I was sitting at my desk, having just finished reading my Bible, and was thinking about the possibility of someday moving from this home we love.
And suddenly I realized: today, this moment, these circumstances, this time and place, this is as good as it gets.
Oh but no, logic wants to say.
You’re living in a little trailer home that’s crowded and old.
You’re surrounded by brown grass, bare trees, decaying leaves, empty fields, half-finished dreams.
After a year and a half of slow recovery, your husband’s health has still not returned to normal.
You are trying to potty train your son today and it’s not exactly a walk in the park.
Your daughter, though sweet and charming, is a true challenge to nurture and train.
And that’s just the tip of the iceberg.
Yet I say it again. Today is as good as it gets.
How? How is that true?
Because life is never going to be perfect. Never.
And I have it so, so good. Right now there is so little I need. So little I could ask for.
That’s not to say I’m NOT asking for things. Because I am. I’m human and too often ungrateful and discontented and before I know it I’m asking for all kinds of things.
Not necessarily aloud but asking all the same.
I’m asking for a bigger house with more storage space. I’m asking for perfect health for my husband. My whole family, really.
I’m asking to please just be done potty training already and could my daughter just magically outgrow those habits that I really have no clue how to change.
I’m asking for (well, dreaming of anyway) more help around the house and yard and less responsibility in the unpleasant, difficult areas.
I’m asking for new clothes, a bunch of books, some shrubs and landscaping, new paint and trim, more spending money. The list goes on.
But you know, when I stop and take stock, I know the truth.
This is the good life. This is a blessed life.
A life that millions would love to have.
We have so much.
A happy family, a good marriage. A healthy son and daughter. A home of our own on land of our own. A free country, a quiet community.
Access to excellent health care and a private Christian school. Peace in our hearts, a church home, Christian brothers and sisters.
Grandparents, parents, uncles, aunts, cousins and dear friends who share common values and live nearby.
Plenty of food and water and all our necessities supplied. A dependable income, our own business and plenty of work.
Sure, my life isn’t perfect.

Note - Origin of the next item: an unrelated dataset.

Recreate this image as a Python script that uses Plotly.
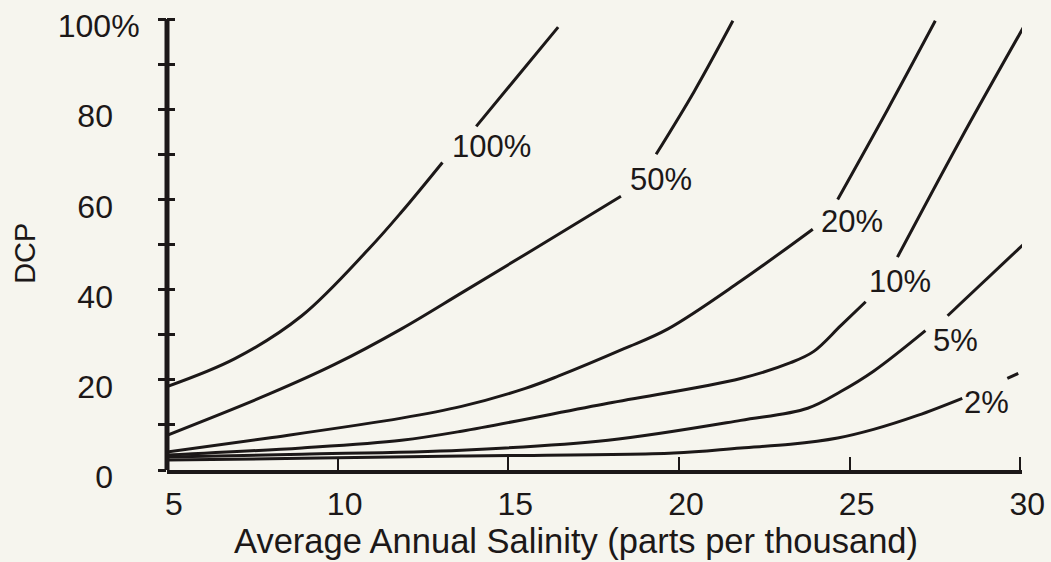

This isn’t Heaven after all.
And I’m sure there will be future days of greater clarity and deeper joy than today: occasional bursts of intense gratitude and happiness that surpass the rather ordinary moments in today.
But what I see now is that the big picture – the major framework of my life – could not be much improved on in this life.
Though future seasons may bring a bigger house, better health, or whatever it is, something else might be missing.
Something I hold dear – a friend or family member, a way of life, privileges I now take for granted. I’m getting older, we’re all getting older and there are no guarantees about anything.
I can’t foresee the future but I don’t need to to understand that what I’ve got right now is amazing just the way it is.
It’s not a feeling. It’s a choice. Many days may feel more memorable than this one.
But if I choose to give the missing pieces of my life to God and actively embrace gratitude, these days are going to add up to a memorable life, the kind of memorable I’ll love to relive.
It’s time I quit asking for the final missing pieces of perfection and instead practice greater thankfulness in the small, already beautiful moments of the here and now.